**What to work on:** Quote, with no changes, the lines that run from the top of the material to the line with "9: ALICE Households", both included.

**Data:**

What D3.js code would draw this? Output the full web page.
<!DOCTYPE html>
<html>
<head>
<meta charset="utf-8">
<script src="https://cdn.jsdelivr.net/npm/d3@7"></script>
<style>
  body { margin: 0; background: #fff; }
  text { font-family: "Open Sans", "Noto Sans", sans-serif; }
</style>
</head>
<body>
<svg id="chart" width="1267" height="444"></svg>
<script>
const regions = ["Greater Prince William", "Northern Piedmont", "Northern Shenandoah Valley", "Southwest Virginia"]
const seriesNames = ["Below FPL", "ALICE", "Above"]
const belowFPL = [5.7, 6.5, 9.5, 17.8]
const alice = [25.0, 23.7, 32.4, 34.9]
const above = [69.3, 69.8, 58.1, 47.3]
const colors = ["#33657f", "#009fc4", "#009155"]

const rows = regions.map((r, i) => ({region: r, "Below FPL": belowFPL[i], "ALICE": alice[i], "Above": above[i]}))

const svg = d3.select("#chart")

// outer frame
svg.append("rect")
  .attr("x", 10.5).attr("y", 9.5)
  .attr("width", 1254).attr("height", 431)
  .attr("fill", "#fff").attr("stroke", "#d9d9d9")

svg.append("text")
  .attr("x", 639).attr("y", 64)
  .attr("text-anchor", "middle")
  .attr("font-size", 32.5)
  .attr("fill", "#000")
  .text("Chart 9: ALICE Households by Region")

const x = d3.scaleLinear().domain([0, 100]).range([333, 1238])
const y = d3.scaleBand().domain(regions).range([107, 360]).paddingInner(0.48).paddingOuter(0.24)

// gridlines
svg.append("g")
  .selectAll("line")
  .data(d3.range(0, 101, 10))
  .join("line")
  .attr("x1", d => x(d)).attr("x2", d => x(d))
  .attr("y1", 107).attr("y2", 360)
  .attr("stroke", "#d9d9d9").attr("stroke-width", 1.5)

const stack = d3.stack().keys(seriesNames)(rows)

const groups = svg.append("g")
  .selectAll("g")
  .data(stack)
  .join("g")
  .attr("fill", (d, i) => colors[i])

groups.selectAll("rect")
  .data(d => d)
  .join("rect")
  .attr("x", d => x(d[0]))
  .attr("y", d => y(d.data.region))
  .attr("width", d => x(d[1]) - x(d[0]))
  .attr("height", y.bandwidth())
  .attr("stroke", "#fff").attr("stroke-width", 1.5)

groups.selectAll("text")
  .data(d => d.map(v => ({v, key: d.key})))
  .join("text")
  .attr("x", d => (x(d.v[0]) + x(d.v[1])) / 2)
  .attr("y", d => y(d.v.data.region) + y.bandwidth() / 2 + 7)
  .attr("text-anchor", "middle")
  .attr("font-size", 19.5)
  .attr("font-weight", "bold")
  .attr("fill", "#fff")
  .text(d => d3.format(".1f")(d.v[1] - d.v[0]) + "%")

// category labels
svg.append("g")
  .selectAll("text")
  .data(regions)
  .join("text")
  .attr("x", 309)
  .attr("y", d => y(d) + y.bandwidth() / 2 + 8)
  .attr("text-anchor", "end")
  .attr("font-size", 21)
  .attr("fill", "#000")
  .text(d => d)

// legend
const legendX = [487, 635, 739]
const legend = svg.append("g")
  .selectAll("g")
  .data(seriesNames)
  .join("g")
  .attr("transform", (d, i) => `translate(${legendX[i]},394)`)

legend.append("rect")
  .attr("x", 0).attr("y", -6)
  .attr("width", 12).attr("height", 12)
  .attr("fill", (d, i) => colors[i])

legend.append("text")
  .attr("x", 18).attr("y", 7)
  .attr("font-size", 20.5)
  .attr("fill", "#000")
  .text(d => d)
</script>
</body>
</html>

**Solution for this task:**
What D3.js code would draw this? Output the full web page.
<!DOCTYPE html>
<html>
<head>
<meta charset="utf-8">
<script src="https://cdn.jsdelivr.net/npm/d3@7"></script>
<style>
  body { margin: 0; background: #fff; }
  text { font-family: "Open Sans", "Noto Sans", sans-serif; }
</style>
</head>
<body>
<svg id="chart" width="1267" height="444"></svg>
<script>
const regions = ["Greater Prince William", "Northern Piedmont", "Northern Shenandoah Valley", "Southwest Virginia"]
const seriesNames = ["Below FPL", "ALICE", "Above"]
const belowFPL = [5.7, 6.5, 9.5, 17.8]
const alice = [25.0, 23.7, 32.4, 34.9]
const above = [69.3, 69.8, 58.1, 47.3]
const colors = ["#33657f", "#009fc4", "#009155"]

const rows = regions.map((r, i) => ({region: r, "Below FPL": belowFPL[i], "ALICE": alice[i], "Above": above[i]}))

const svg = d3.select("#chart")

// outer frame
svg.append("rect")
  .attr("x", 10.5).attr("y", 9.5)
  .attr("width", 1254).attr("height", 431)
  .attr("fill", "#fff").attr("stroke", "#d9d9d9")

svg.append("text")
  .attr("x", 639).attr("y", 64)
  .attr("text-anchor", "middle")
  .attr("font-size", 32.5)
  .attr("fill", "#000")
  .text("Chart 9: ALICE Households by Region")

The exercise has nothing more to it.